==== THE DATA ====

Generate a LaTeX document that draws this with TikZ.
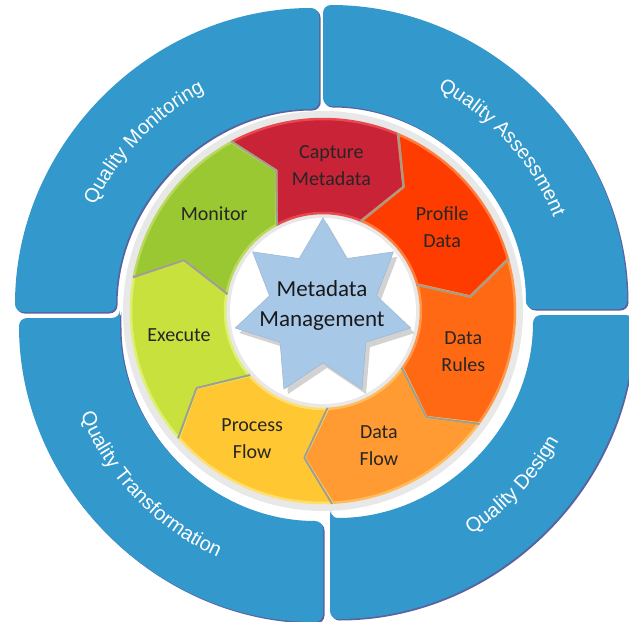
\documentclass[tikz,border=0pt]{standalone}
\usepackage{fontspec}
\usetikzlibrary{shapes.geometric,decorations.text}
\newfontfamily\qfont{Liberation Sans}
\newfontfamily\lfont{Carlito}
\definecolor{qblue}{RGB}{51,153,204}
\definecolor{qedge}{RGB}{88,100,160}
\definecolor{starblue}{RGB}{168,200,232}
\definecolor{capred}{RGB}{200,35,55}     \definecolor{caprim}{RGB}{232,72,78}
\definecolor{profred}{RGB}{255,60,0}     \definecolor{profrim}{RGB}{255,125,60}
\definecolor{rulesor}{RGB}{255,105,20}   \definecolor{rulesrim}{RGB}{255,150,72}
\definecolor{flowor}{RGB}{255,155,50}    \definecolor{flowrim}{RGB}{255,188,92}
\definecolor{procyel}{RGB}{255,200,50}   \definecolor{procrim}{RGB}{255,222,112}
\definecolor{execgr}{RGB}{200,225,60}    \definecolor{execrim}{RGB}{222,240,112}
\definecolor{mongr}{RGB}{153,200,50}     \definecolor{monrim}{RGB}{186,216,92}
\definecolor{sepgray}{RGB}{160,158,140}
\begin{document}
\begin{tikzpicture}[x=1pt,y=1pt,
  quad/.style={fill=qblue,rounded corners=8pt},
  quadshadow/.style={fill=qedge,rounded corners=8pt},
  qtext/.style={decorate,decoration={text along path,text align=center,
    text color=white,text={|\qfont\fontsize{20}{20}\selectfont|#1}}},
  seg/.style={line width=2.5pt,line join=round},
  sep/.style={draw=sepgray,line width=2pt,line join=round},
  lbl/.style={font=\lfont\fontsize{20}{27}\selectfont,align=center,text=black!85},
  mgmt/.style={font=\lfont\fontsize{23}{30}\selectfont,align=center,text=black!90},
  starshape/.style={star,star points=7,star point ratio=1.64,minimum size=180pt,inner sep=0pt}]

\useasboundingbox (-321,-307) rectangle (308,314);

% outer blue quadrants
\foreach \s/\sx/\sy in {0/2/5, 90/-2/2, 180/2/-4, 270/9/-1} {
  \fill[quadshadow,shift={(\sx+1.5,\sy-1.5)}] (\s:203) -- (\s:304) arc[start angle=\s,end angle=\s+90,radius=304]
    -- (\s+90:203) arc[start angle=\s+90,end angle=\s,radius=203] -- cycle;
  \fill[quad,shift={(\sx,\sy)}] (\s:203) -- (\s:304) arc[start angle=\s,end angle=\s+90,radius=304]
    -- (\s+90:203) arc[start angle=\s+90,end angle=\s,radius=203] -- cycle;
}

\path[qtext=Quality Monitoring,shift={(-2,2)}] (180:248) arc[start angle=180,end angle=92,radius=248];
\path[qtext=Quality Assessment,shift={(2,5)}] (87:248) arc[start angle=87,end angle=-3,radius=248];
\path[qtext=Quality Design,shift={(9,-1)}] (-90:261) arc[start angle=-90,end angle=4,radius=261];
\path[qtext=Quality Transformation,shift={(2,-4)}] (180:261) arc[start angle=180,end angle=268,radius=261];

% inner cycle
\begin{scope}[shift={(2,3)}]
\fill[gray!18] (0,0) circle (200);
\fill[white] (0,0) circle (93);
\foreach \a/\col/\rim/\nm/\txt in {118.4/capred/caprim/cap/{Capture\\Metadata},
    67/profred/profrim/prof/{Profile\\Data}, 15.6/rulesor/rulesrim/rules/{Data\\Rules},
    -35.8/flowor/flowrim/dflow/{Data\\Flow}, -87.3/procyel/procrim/pflow/{Process\\Flow},
    -138.7/execgr/execrim/exec/Execute, -190.1/mongr/monrim/mon/Monitor} {
  \pgfmathsetmacro\lead{\a-51.43}
  \filldraw[seg,fill=\col,draw=\rim] (\a:192) arc[start angle=\a,end angle=\lead,radius=192]
    -- (\lead-10:148) -- (\lead:98) arc[start angle=\lead,end angle=\a,radius=98]
    -- (\a-10:148) -- cycle;
  \node[lbl] (\nm) at (\a-31.7:146) {\txt};
}
\foreach \a in {118.4,67,15.6,-35.8,-87.3,-138.7,-190.1}
  \draw[sep] (\a:193) -- (\a-10:148) -- (\a:97);
\end{scope}

% star
\node[starshape,fill=gray!35] (starshadow) at (6,1) {};
\node[starshape,fill=starblue,draw=starblue!80!gray,line width=0.6pt] (star) at (2,6) {};
\node[mgmt] (mm) at (1,9) {Metadata\\Management};

\end{tikzpicture}
\end{document}
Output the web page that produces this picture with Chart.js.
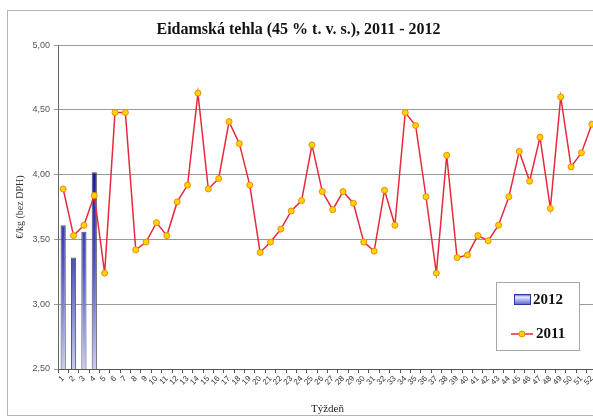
<!DOCTYPE html>
<html>
<head>
<meta charset="utf-8">
<script src="https://cdn.jsdelivr.net/npm/chart.js@4"></script>
<style>
  html, body { margin: 0; padding: 0; background: #fff; overflow: hidden; }
  #wrap { position: absolute; left: 0; top: 0; width: 630px; height: 420px; }
</style>
</head>
<body>
<div id="wrap"><canvas id="c"></canvas></div>
<script>
const TITLE = "Eidamská tehla (45 % t. v. s.), 2011 - 2012";
const WEEKS = [];
for (let i = 1; i <= 52; i++) WEEKS.push(String(i));

const Y2011 = [
  3.89, 3.53, 3.61, 3.84, 3.24, 4.48, 4.48, 3.42, 3.48, 3.63,
  3.53, 3.79, 3.92, 4.63, 3.89, 3.97, 4.41, 4.24, 3.92, 3.40,
  3.48, 3.58, 3.72, 3.80, 4.23, 3.87, 3.73, 3.87, 3.78, 3.48,
  3.41, 3.88, 3.61, 4.48, 4.38, 3.83, 3.24, 4.15, 3.36, 3.38,
  3.53, 3.49, 3.61, 3.83, 4.18, 3.95, 4.29, 3.74, 4.60, 4.06,
  4.17, 4.39
];
const Y2012 = [3.61, 3.36, 3.56, 4.02];

const SERIF = "'Liberation Serif', 'DejaVu Serif', serif";
const SANS = "'Liberation Sans', Arial, sans-serif";

function barFill(c) {
  const { chartArea, ctx } = c.chart;
  if (!chartArea) return "#2030b0";
  const g = ctx.createLinearGradient(0, chartArea.top + 120, 0, chartArea.bottom);
  g.addColorStop(0, "#16169a");
  g.addColorStop(0.5, "#5058c0");
  g.addColorStop(1, "#c8ccf0");
  return g;
}

const frame = {
  id: "frame",
  beforeDraw(chart) {
    const ctx = chart.ctx;
    ctx.save();
    ctx.fillStyle = "#fff";
    ctx.fillRect(0, 0, chart.width, chart.height);
    ctx.strokeStyle = "#b4b4b4";
    ctx.lineWidth = 1;
    ctx.strokeRect(7.5, 10.5, chart.width, 405);
    ctx.restore();
  },
  afterDraw(chart) {
    const ctx = chart.ctx;
    ctx.save();
    ctx.fillStyle = "#fff";
    ctx.strokeStyle = "#a8a8a8";
    ctx.fillRect(496.5, 282.5, 83, 68);
    ctx.strokeRect(496.5, 282.5, 83, 68);

    const g = ctx.createLinearGradient(0, 294, 0, 304);
    g.addColorStop(0, "#3040b8");
    g.addColorStop(0.3, "#e8eaff");
    g.addColorStop(1, "#6070d0");
    ctx.fillStyle = g;
    ctx.fillRect(514.5, 294.5, 16, 10);
    ctx.strokeStyle = "#2838a8";
    ctx.strokeRect(514.5, 294.5, 16, 10);

    ctx.strokeStyle = "#e8283c";
    ctx.lineWidth = 1.5;
    ctx.beginPath();
    ctx.moveTo(511, 334);
    ctx.lineTo(533, 334);
    ctx.stroke();
    ctx.beginPath();
    ctx.arc(522, 334, 3, 0, Math.PI * 2);
    ctx.fillStyle = "#ffd400";
    ctx.fill();
    ctx.strokeStyle = "#f08c00";
    ctx.lineWidth = 1;
    ctx.stroke();

    ctx.fillStyle = "#111";
    ctx.font = "bold 15px " + SERIF;
    ctx.textBaseline = "middle";
    ctx.fillText("2012", 533, 300);
    ctx.fillText("2011", 536, 334);
    ctx.restore();
  }
};

new Chart(document.getElementById("c"), {
  data: {
    labels: WEEKS,
    datasets: [
      {
        type: "line",
        label: "2011",
        data: Y2011,
        order: 0,
        borderColor: "#e8283c",
        borderWidth: 1.5,
        tension: 0,
        pointRadius: 3,
        pointBackgroundColor: "#ffd400",
        pointBorderColor: "#f08c00",
        pointBorderWidth: 1,
      },
      {
        type: "bar",
        label: "2012",
        data: Y2012,
        order: 1,
        backgroundColor: barFill,
        borderColor: "#505060",
        borderWidth: 1,
        barPercentage: 0.5,
        categoryPercentage: 1,
      },
    ],
  },
  options: {
    responsive: true,
    maintainAspectRatio: false,
    animation: false,
    layout: { padding: { left: 0, right: 33, top: 0, bottom: 0 } },
    plugins: {
      legend: { display: false },
      tooltip: { enabled: false },
      title: {
        display: true,
        text: TITLE,
        color: "#111",
        font: { family: SERIF, size: 16, weight: "bold" },
        padding: { top: 20, bottom: 6 },
      },
    },
    scales: {
      x: {
        afterFit: (s) => { s.height = 51; },
        grid: { display: true, drawOnChartArea: false, offset: true, tickLength: 4, color: "#555" },
        border: { color: "#555" },
        ticks: { color: "#333", font: { family: SANS, size: 8 }, minRotation: 45, maxRotation: 45, autoSkip: false, padding: 1 },
        title: { display: true, text: "Týždeň", color: "#222", font: { family: SERIF, size: 11 }, padding: { top: 0, bottom: 4 } },
      },
      y: {
        min: 2.5,
        max: 5,
        afterFit: (s) => { s.width = 58; },
        grid: { color: "#999", tickLength: 4 },
        border: { color: "#666" },
        ticks: {
          stepSize: 0.5,
          color: "#555",
          padding: 4,
          font: { family: SANS, size: 9 },
          callback: (v) => v.toFixed(2).replace(".", ","),
        },
        title: { display: true, text: "€/kg (bez DPH)", color: "#333", font: { family: SERIF, size: 10 }, padding: { top: 14, bottom: 0 } },
      },
    },
  },
  plugins: [frame],
});
</script>
</body>
</html>
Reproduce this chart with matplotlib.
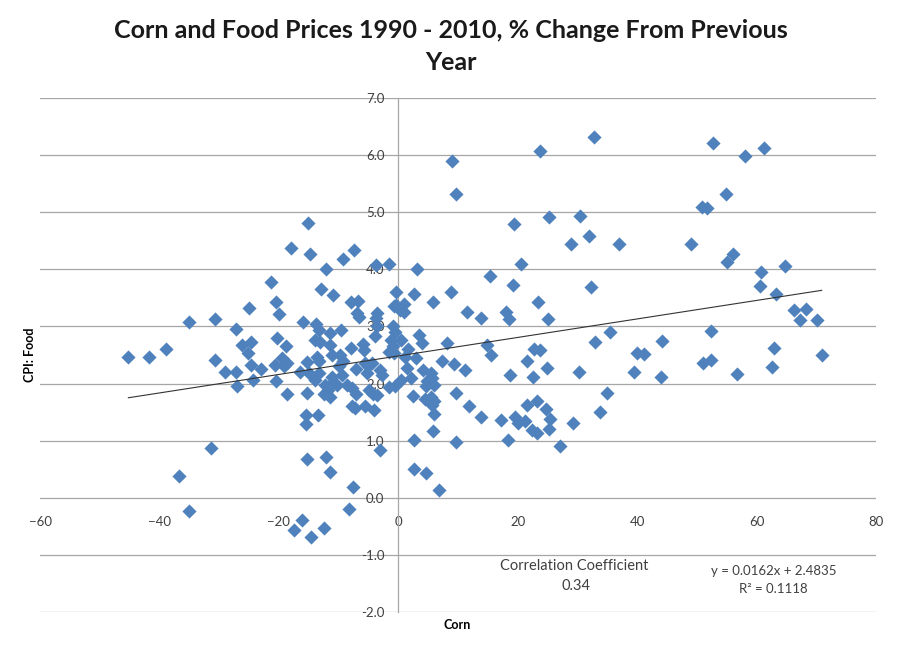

====

Pictures excluded, repeat the records exactly from their opening line through the line containing "points=7,star point ratio=1.64,minimum".

Generate a LaTeX document that draws this with TikZ.
\documentclass[tikz,border=0pt]{standalone}
\usepackage{fontspec}
\usetikzlibrary{shapes.geometric,decorations.text}
\newfontfamily\qfont{Liberation Sans}
\newfontfamily\lfont{Carlito}
\definecolor{qblue}{RGB}{51,153,204}
\definecolor{qedge}{RGB}{88,100,160}
\definecolor{starblue}{RGB}{168,200,232}
\definecolor{capred}{RGB}{200,35,55}     \definecolor{caprim}{RGB}{232,72,78}
\definecolor{profred}{RGB}{255,60,0}     \definecolor{profrim}{RGB}{255,125,60}
\definecolor{rulesor}{RGB}{255,105,20}   \definecolor{rulesrim}{RGB}{255,150,72}
\definecolor{flowor}{RGB}{255,155,50}    \definecolor{flowrim}{RGB}{255,188,92}
\definecolor{procyel}{RGB}{255,200,50}   \definecolor{procrim}{RGB}{255,222,112}
\definecolor{execgr}{RGB}{200,225,60}    \definecolor{execrim}{RGB}{222,240,112}
\definecolor{mongr}{RGB}{153,200,50}     \definecolor{monrim}{RGB}{186,216,92}
\definecolor{sepgray}{RGB}{160,158,140}
\begin{document}
\begin{tikzpicture}[x=1pt,y=1pt,
  quad/.style={fill=qblue,rounded corners=8pt},
  quadshadow/.style={fill=qedge,rounded corners=8pt},
  qtext/.style={decorate,decoration={text along path,text align=center,
    text color=white,text={|\qfont\fontsize{20}{20}\selectfont|#1}}},
  seg/.style={line width=2.5pt,line join=round},
  sep/.style={draw=sepgray,line width=2pt,line join=round},
  lbl/.style={font=\lfont\fontsize{20}{27}\selectfont,align=center,text=black!85},
  mgmt/.style={font=\lfont\fontsize{23}{30}\selectfont,align=center,text=black!90},
  starshape/.style={star,star points=7,star point ratio=1.64,minimum size=180pt,inner sep=0pt}]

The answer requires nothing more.